On 08/14/2012 05:09 PM, Adam Litke wrote:
On Mon, Aug 13, 2012 at 04:54:18PM -0400, Ayal Baron wrote:
----- Original Message -----
----- Original Message -----
From: "Yaniv Kaul" <[email protected]>
To: "Adam Litke" <[email protected]>
Cc: [email protected]
Sent: Monday, August 13, 2012 11:49:21 AM
Subject: Re: Consumability of vdsm via libvdsm.so
On 08/13/2012 06:21 PM, Adam Litke wrote:
Hi all,
We just finished a lively discussion regarding the ongoing effort
to
stabilize
the vdsm API using a C library called libvdsm. There are many
things
that need
discussion, but I would like to focus this thread on one in
particular:
Can ovirt-engine consume libvdsm via JNI?
libvdsm provides a full-featured C interface to the vdsm API using
GObject.
Java bindings are provided automatically by jGIR[1]. The library
communicates
with vdsmd using an internal transport which is not exposed to end
users
(including ovirt-engine). I would like to learn from folks with
deep
Java
knowledge if this approach is workable. What are the technical
challenges to
integrating in this way? Please save discussion of AMQP and other
bindings for
other threads.
Thanks!
[1] https://live.gnome.org/JGIR
How mature/maintained is JGIR?
Last commit seems to be 2010-02-09.
The author is: Alexander Kurtakov <[email protected]>
His status in our organizational chart:
Employee Type: Ex-employee
It will need some work to get it up to par with the rest of the
gobject generators
It's been dead since 2009, that doesn't seem very promising
(http://www.ohloh.net/p/java-gobject-introspection)
It also states: "It also includes a custom GLib/GObject interface layer adapted from
gstreamer-java." and looking at gstreamer-java yields: "An unofficial/alternative set of
java bindings for the gstreamer multimedia framework"
Again, doesn't look like something you want to base your API on.
Sounds to me like the 'free' java bindings come at a very high cost (bringing
JGIR up to date and maintaining it).
What are the alternatives?
Hi Adam,
Bare in mind that invoking JNI from Java EE violates Java EE spec.
In addition, if you have a bug at your library (i.e - you build some
abstraction layer library above some C API in order to simplify calls
that will be made from java code) - this bug may cause segmentation
fault, which will cause your JVM to crash -> meaning your jboss
application server will crash.
I know we only run the engine enterprise application on Jboss (although
an application server can co-host several application servers - in this
case, your penalty will be higher).
What I've seen in some enterprise application is a light java server
serving an application server to invoke risky/native code.
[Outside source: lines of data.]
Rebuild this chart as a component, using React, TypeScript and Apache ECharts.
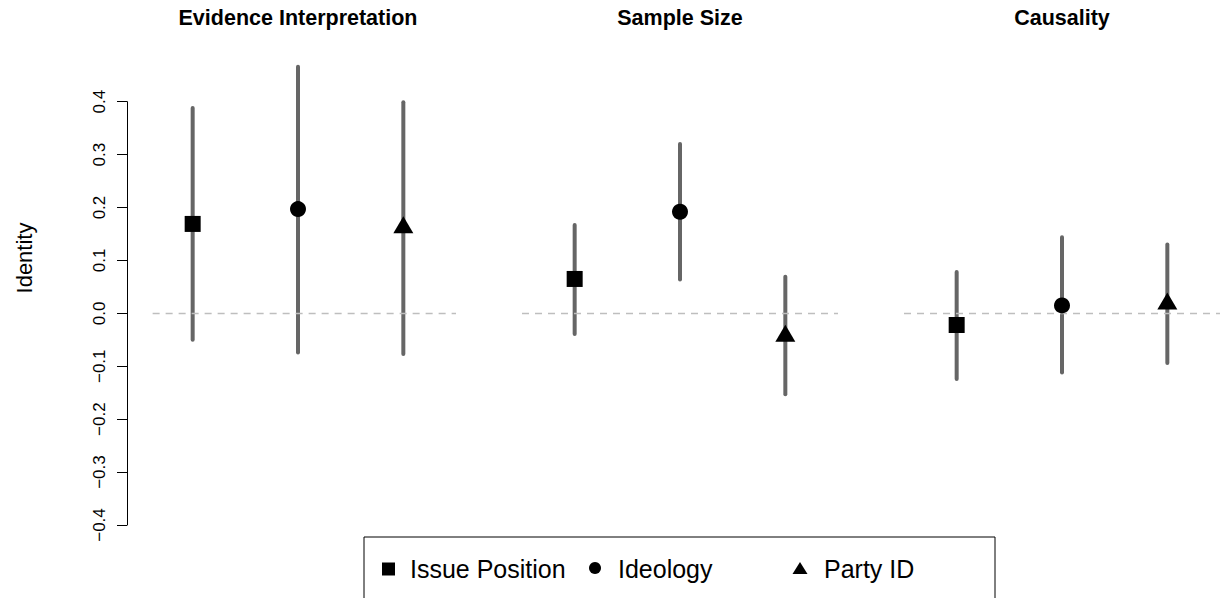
import React, { useEffect, useRef } from "react";
import * as echarts from "echarts";

// ---- Data ----
const panels = ["Evidence Interpretation", "Sample Size", "Causality"];
const groups = ["Issue Position", "Ideology", "Party ID"];
const groupSymbols = ["rect", "circle", "triangle"];

// point estimates per panel (Evidence Interpretation, Sample Size, Causality)
const issueEst = [0.169, 0.065, -0.022];
const ideologyEst = [0.197, 0.192, 0.015];
const partyEst = [0.162, -0.043, 0.018];

// lower bounds
const issueLow = [-0.05, -0.039, -0.124];
const ideologyLow = [-0.074, 0.064, -0.112];
const partyLow = [-0.077, -0.153, -0.094];

// upper bounds
const issueHigh = [0.388, 0.167, 0.078];
const ideologyHigh = [0.466, 0.32, 0.144];
const partyHigh = [0.399, 0.069, 0.13];

const yTicks = [-0.4, -0.3, -0.2, -0.1, 0.0, 0.1, 0.2, 0.3, 0.4];

const estimates = [issueEst, ideologyEst, partyEst];
const lows = [issueLow, ideologyLow, partyLow];
const highs = [issueHigh, ideologyHigh, partyHigh];

// ---- Layout ----
const FONT = "'Liberation Sans', Arial, Helvetica, sans-serif";
const panelLeft = [140, 522, 904];
const panelWidth = 316;
const gridTop = 101.7;
const gridHeight = 423.3;
const zeroLineStart = [0.62, 0.5, 0.5];

function buildOption() {
  const grid = panels.map((_, p) => ({
    left: panelLeft[p],
    width: panelWidth,
    top: gridTop,
    height: gridHeight,
  }));
  const xAxis = panels.map((_, p) => ({
    type: "value",
    gridIndex: p,
    min: 0.5,
    max: 3.5,
    show: false,
  }));
  const yAxis = panels.map((_, p) => ({
    type: "value",
    gridIndex: p,
    min: yTicks[0],
    max: yTicks[yTicks.length - 1],
    interval: 0.1,
    show: p === 0,
    offset: 13,
    axisLine: { show: true, lineStyle: { color: "#000", width: 1 } },
    axisTick: { show: true, length: 10, inside: false, lineStyle: { color: "#000", width: 1 } },
    axisLabel: {
      show: true,
      rotate: 90,
      fontSize: 17,
      fontFamily: FONT,
      color: "#000",
      margin: 19,
      formatter: (v: number) => {
        const s = Math.abs(v).toFixed(1);
        return v < -1e-9 ? "\u2212" + s : s;
      },
    },
    splitLine: { show: false },
  }));

  const series: any[] = [];
  panels.forEach((_, p) => {
    const barData = groups.map((_, g) => [g + 1, lows[g][p], highs[g][p]]);
    series.push({
      type: "custom",
      xAxisIndex: p,
      yAxisIndex: p,
      clip: false,
      silent: true,
      z: 2,
      data: barData,
      renderItem: (params: any, api: any) => {
        const x = api.value(0);
        const a = api.coord([x, api.value(1)]);
        const b = api.coord([x, api.value(2)]);
        return {
          type: "line",
          shape: { x1: a[0], y1: a[1], x2: b[0], y2: b[1] },
          style: { stroke: "#666666", lineWidth: 4, lineCap: "round" },
        };
      },
    });
    groups.forEach((name, g) => {
      const s: any = {
        type: "scatter",
        name,
        xAxisIndex: p,
        yAxisIndex: p,
        z: 5,
        silent: true,
        symbol: groupSymbols[g],
        symbolSize: g === 0 ? 16 : g === 1 ? 16 : [20, 17],
        symbolOffset: g === 2 ? [0, -2.8] : [0, 0],
        itemStyle: { color: "#000", opacity: 1 },
        data: [[g + 1, estimates[g][p]]],
      };
      if (g === 0) {
        s.markLine = {
          silent: true,
          symbol: "none",
          label: { show: false },
          lineStyle: { color: "#bebebe", width: 1.3, type: [7, 6] },
          data: [[{ coord: [zeroLineStart[p], 0] }, { coord: [3.5, 0] }]],
        };
      }
      series.push(s);
    });
  });

  const graphic: any[] = [];
  panels.forEach((title, p) => {
    graphic.push({
      type: "text",
      x: panelLeft[p] + panelWidth / 2,
      y: 18,
      style: {
        text: title,
        font: `bold 21.5px ${FONT}`,
        fill: "#000",
        align: "center",
        verticalAlign: "middle",
      },
    });
  });
  graphic.push({
    type: "text",
    x: 24,
    y: 258,
    rotation: Math.PI / 2,
    style: {
      text: "Identity",
      font: `22px ${FONT}`,
      fill: "#000",
      align: "center",
      verticalAlign: "middle",
    },
  });
  // legend box
  graphic.push({
    type: "rect",
    shape: { x: 364, y: 537, width: 631, height: 90 },
    style: { fill: "none", stroke: "#000", lineWidth: 1 },
  });
  const legY = 569;
  graphic.push({
    type: "rect",
    shape: { x: 382, y: legY - 6.5, width: 13, height: 13 },
    style: { fill: "#000" },
  });
  graphic.push({
    type: "circle",
    shape: { cx: 595, cy: legY - 1, r: 6 },
    style: { fill: "#000" },
  });
  graphic.push({
    type: "polygon",
    shape: { points: [[800, legY - 7], [807.5, legY + 5], [792.5, legY + 5]] },
    style: { fill: "#000" },
  });
  const legendTextX = [410, 618, 824];
  groups.forEach((name, g) => {
    graphic.push({
      type: "text",
      x: legendTextX[g],
      y: legY,
      style: {
        text: name,
        font: `25px ${FONT}`,
        fill: "#000",
        align: "left",
        verticalAlign: "middle",
      },
    });
  });

  return {
    animation: false,
    backgroundColor: "#fff",
    grid,
    xAxis,
    yAxis,
    series,
    graphic,
  };
}

export default function App() {
  const ref = useRef<HTMLDivElement>(null);
  useEffect(() => {
    if (!ref.current) return;
    const chart = echarts.init(ref.current, null, { renderer: "svg" });
    chart.setOption(buildOption() as any);
    return () => chart.dispose();
  }, []);
  return (
    <div
      ref={ref}
      style={{ position: "fixed", left: 0, top: 0, width: 1221, height: 598, background: "#fff" }}
    />
  );
}
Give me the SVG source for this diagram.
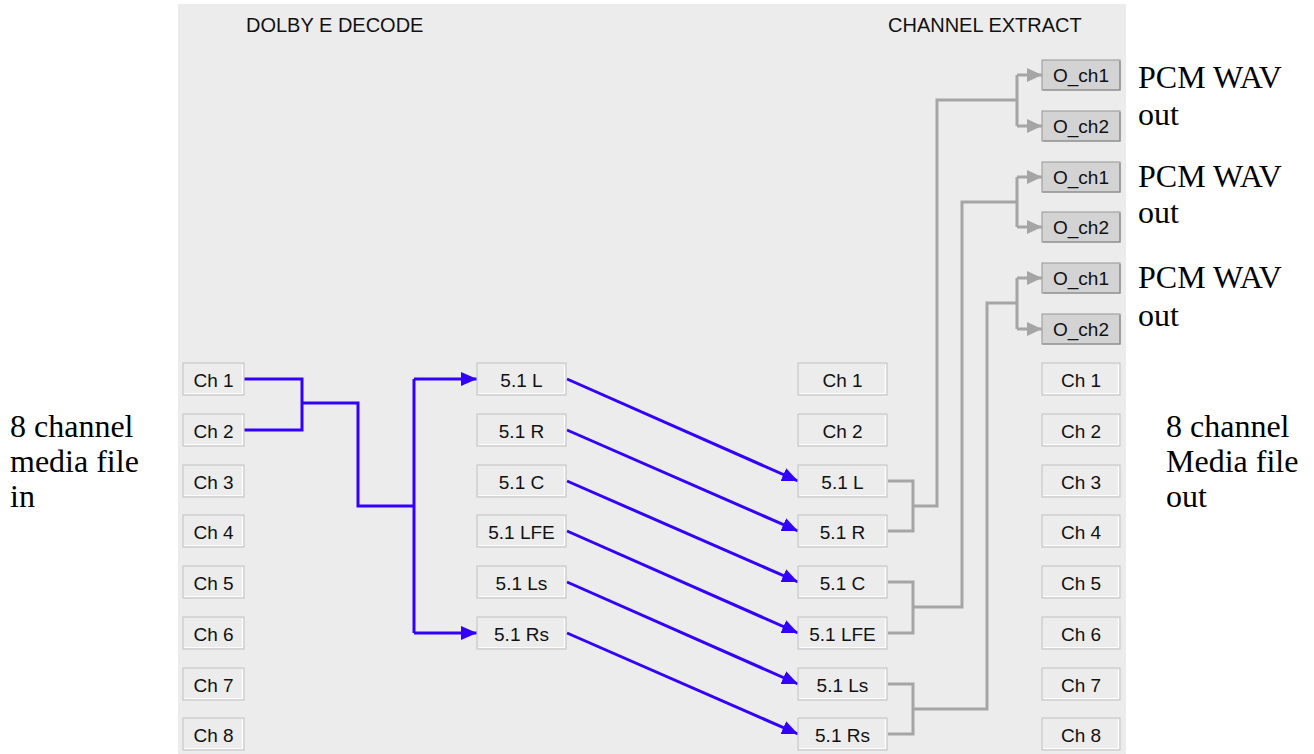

You of course pay for the traffic between the application server and
this "jni server" but at least you guarantee your application server
does not crash.
These are my 2 cents on this subject
Yair
There are two other alternatives (and one bad idea) that come to mind:
1.) Generate our own Java bindings to libvdsm.so during the vdsm build process.
I prefer this option from an API cleanliness POV because the transport code
would only be written once (in libvdsm.so). This form of generation should be
simple because we are just wrapping the library so it can be called via JNI.
2.) Generate a native Java "library" that is equivalent to libvdsm.so.
This gets us into the business of libvirt-style bindings generation which I
think is a mistake. It opens the door to us maintaining parallel
implementations of "libvdsm"s (one per language).
-1.) Standardize the transport around JSON-RPC and make that the supported
interface.
I am only mentioning it because I am certain someone will bring it up. I think
it's a bad idea and it's off-topic for this particular thread anyway.